§ **Written instruction**: Without the pictures, print the lines running from the beginning of the material to the line containing "import * as", both ends included.

§ **Given information**:

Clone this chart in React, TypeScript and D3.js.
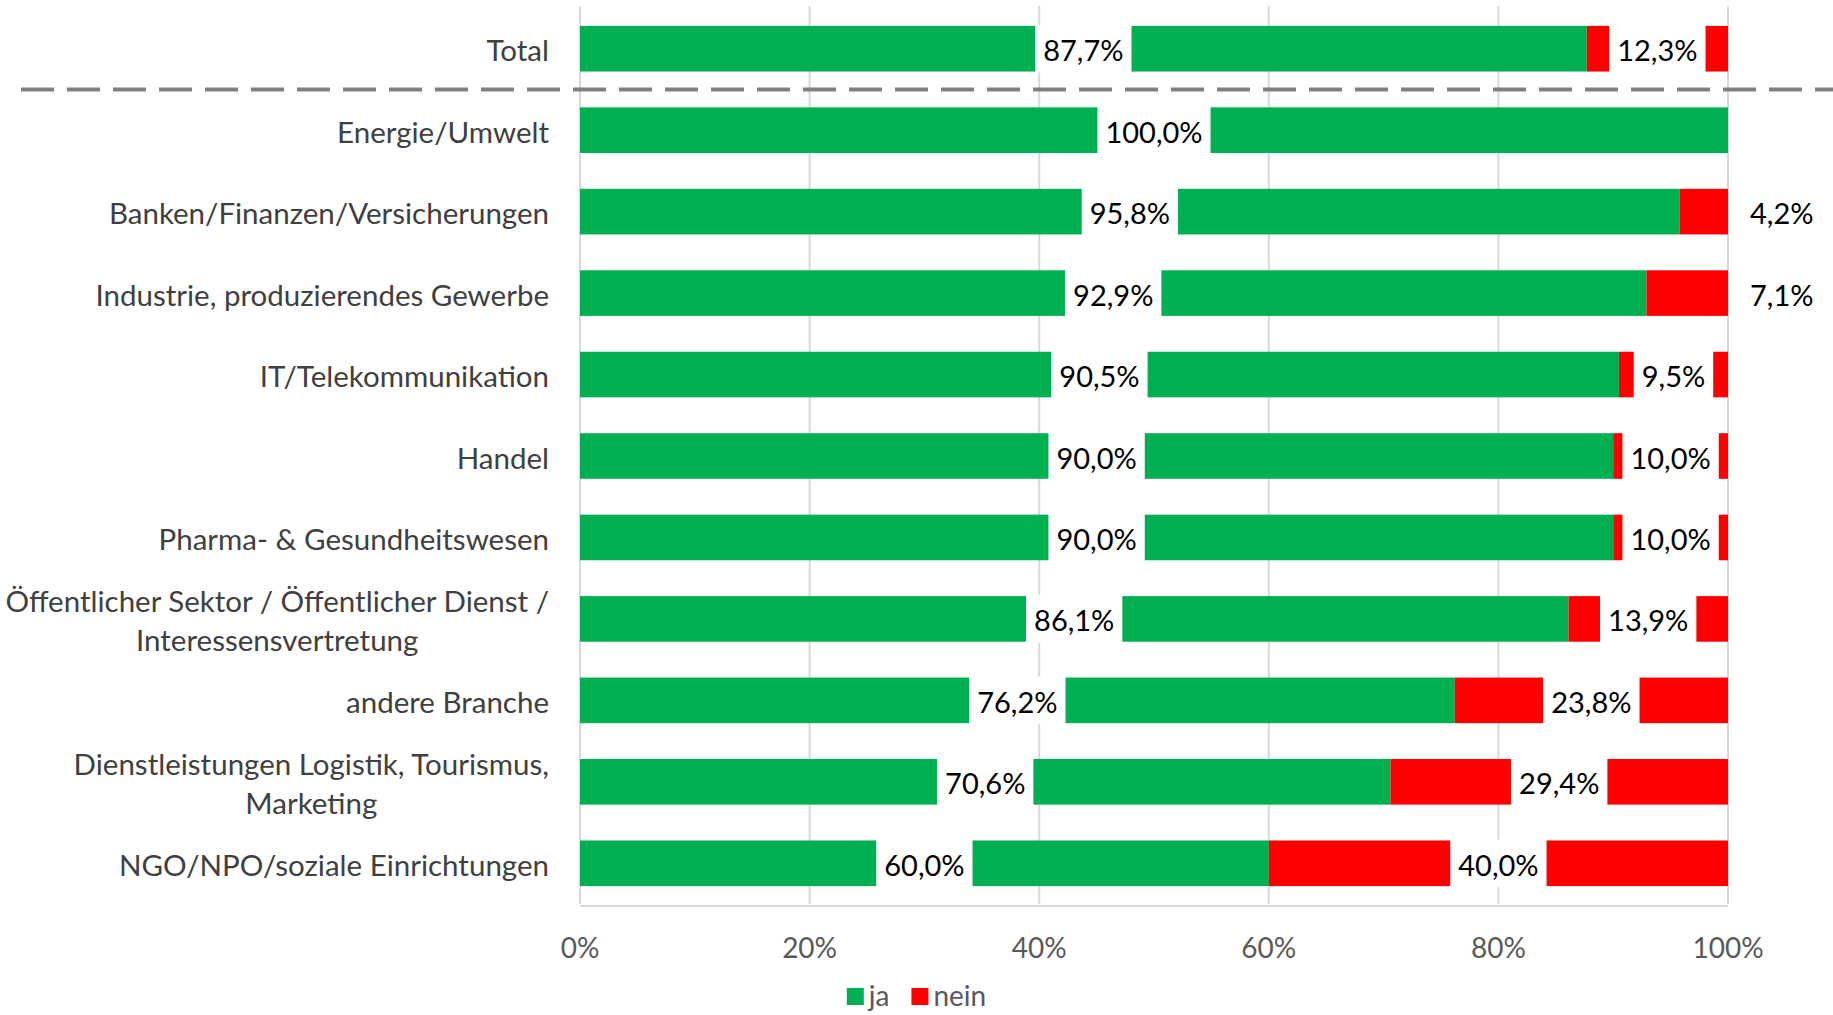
import React, { useRef, useEffect } from "react";
import * as d3 from "d3";

// Branchen (top to bottom)
const categories = [
  "Total",
  "Energie/Umwelt",
  "Banken/Finanzen/Versicherungen",
  "Industrie, produzierendes Gewerbe",
  "IT/Telekommunikation",
  "Handel",
  "Pharma- & Gesundheitswesen",
  "Öffentlicher Sektor / Öffentlicher Dienst /\nInteressensvertretung",
  "andere Branche",
  "Dienstleistungen Logistik, Tourismus,\nMarketing",
  "NGO/NPO/soziale Einrichtungen",
];
const jaValues = [87.7, 100.0, 95.8, 92.9, 90.5, 90.0, 90.0, 86.1, 76.2, 70.6, 60.0];
const neinValues = [12.3, 0, 4.2, 7.1, 9.5, 10.0, 10.0, 13.9, 23.8, 29.4, 40.0];
const xTicks = [0, 20, 40, 60, 80, 100];
const seriesNames = ["ja", "nein"];
const seriesColors = ["#00B050", "#FF0000"];

const W = 1833;
const H = 1015;
const FONT = "Lato, 'Open Sans', sans-serif";

function App() {
  const svgRef = useRef(null);

  useEffect(() => {
    const svg = d3.select(svgRef.current);
    svg.selectAll("*").remove();

    const left = 580;
    const right = 1728;
    const top = 8;
    const bottom = 904;

    const x = d3.scaleLinear().domain([0, 100]).range([left, right]);
    const y = d3
      .scaleBand()
      .domain(categories)
      .range([top, bottom])
      .paddingInner(0.44)
      .paddingOuter(0.22);

    // gridlines
    svg
      .append("g")
      .selectAll("line")
      .data(xTicks)
      .join("line")
      .attr("x1", (d) => x(d))
      .attr("x2", (d) => x(d))
      .attr("y1", top - 2)
      .attr("y2", bottom)
      .attr("stroke", "#d9d9d9")
      .attr("stroke-width", 2);
    svg
      .append("line")
      .attr("x1", left)
      .attr("x2", right)
      .attr("y1", bottom + 2)
      .attr("y2", bottom + 2)
      .attr("stroke", "#d9d9d9")
      .attr("stroke-width", 2);

    // x tick labels
    svg
      .append("g")
      .selectAll("text")
      .data(xTicks)
      .join("text")
      .attr("x", (d) => x(d))
      .attr("y", 947)
      .attr("text-anchor", "middle")
      .attr("dominant-baseline", "central")
      .attr("font-family", FONT)
      .attr("font-size", 28)
      .attr("fill", "#595959")
      .text((d) => d + "%");

    // stacked bars
    const rows = categories.map((c, i) => ({ cat: c, ja: jaValues[i], nein: neinValues[i] }));
    const bh = y.bandwidth();
    const fmt = (v) => v.toFixed(1).replace(".", ",") + "%";

    rows.forEach((r) => {
      const y0 = y(r.cat);
      const segs = [
        { v: r.ja, x0: 0, color: seriesColors[0] },
        { v: r.nein, x0: r.ja, color: seriesColors[1] },
      ];
      segs.forEach((s) => {
        if (s.v <= 0) return;
        const sx = x(s.x0);
        const sw = x(s.x0 + s.v) - x(s.x0);
        svg
          .append("rect")
          .attr("x", sx)
          .attr("y", y0)
          .attr("width", sw)
          .attr("height", bh)
          .attr("fill", s.color);

        const g = svg.append("g");
        const t = g
          .append("text")
          .attr("y", y0 + bh / 2 + 1)
          .attr("dominant-baseline", "central")
          .attr("font-family", FONT)
          .attr("font-size", 29)
          .attr("fill", "#000")
          .text(fmt(s.v));
        const tw = t.node().getComputedTextLength();
        const pad = 8;
        if (sw >= tw + 2 * pad + 10) {
          const cx = sx + sw / 2;
          g.insert("rect", "text")
            .attr("x", cx - tw / 2 - pad)
            .attr("y", y0 - 1)
            .attr("width", tw + 2 * pad)
            .attr("height", bh + 2)
            .attr("fill", "#fff");
          t.attr("x", cx).attr("text-anchor", "middle");
        } else {
          t.attr("x", sx + sw + 22).attr("text-anchor", "start");
        }
      });
    });

    // category labels (multi-line labels centred as a block, block right-aligned)
    const labelRight = 549;
    const lineH = 39;
    rows.forEach((r) => {
      const lines = r.cat.split("\n");
      const cy = y(r.cat) + bh / 2 + 1;
      const g = svg.append("g");
      const texts = lines.map((ln, k) =>
        g
          .append("text")
          .attr("y", cy + (k - (lines.length - 1) / 2) * lineH)
          .attr("dominant-baseline", "central")
          .attr("font-family", FONT)
          .attr("font-size", 29.5)
          .attr("fill", "#404040")
          .text(ln)
      );
      const widths = texts.map((t) => t.node().getComputedTextLength());
      const maxW = d3.max(widths);
      texts.forEach((t) => t.attr("x", labelRight - maxW / 2).attr("text-anchor", "middle"));
    });

    // dashed separator between Total and the branches
    const sepY = y(categories[0]) + y.step() - (y.step() - bh) / 2;
    svg
      .append("line")
      .attr("x1", 21)
      .attr("x2", W)
      .attr("y1", sepY)
      .attr("y2", sepY)
      .attr("stroke", "#808080")
      .attr("stroke-width", 4)
      .attr("stroke-dasharray", "33,13");

    // legend
    const lg = svg.append("g");
    let lx = 0;
    seriesNames.forEach((n, i) => {
      lg.append("rect")
        .attr("x", lx)
        .attr("y", 988)
        .attr("width", 17)
        .attr("height", 17)
        .attr("fill", seriesColors[i]);
      const t = lg
        .append("text")
        .attr("x", lx + 22)
        .attr("y", 995)
        .attr("dominant-baseline", "central")
        .attr("font-family", FONT)
        .attr("font-size", 28)
        .attr("fill", "#595959")
        .text(n);
      lx += 22 + t.node().getComputedTextLength() + 22;
    });
    const lw = lx - 22;
    lg.attr("transform", `translate(${W / 2 - lw / 2},0)`);
  }, []);

  return (
    <svg
      ref={svgRef}
      width={W}
      height={H}
      style={{ position: "absolute", left: 0, top: 0, background: "#fff" }}
    />
  );
}

export default App;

§ **Response to the exercise**:
Clone this chart in React, TypeScript and D3.js.
import React, { useRef, useEffect } from "react";
import * as d3 from "d3";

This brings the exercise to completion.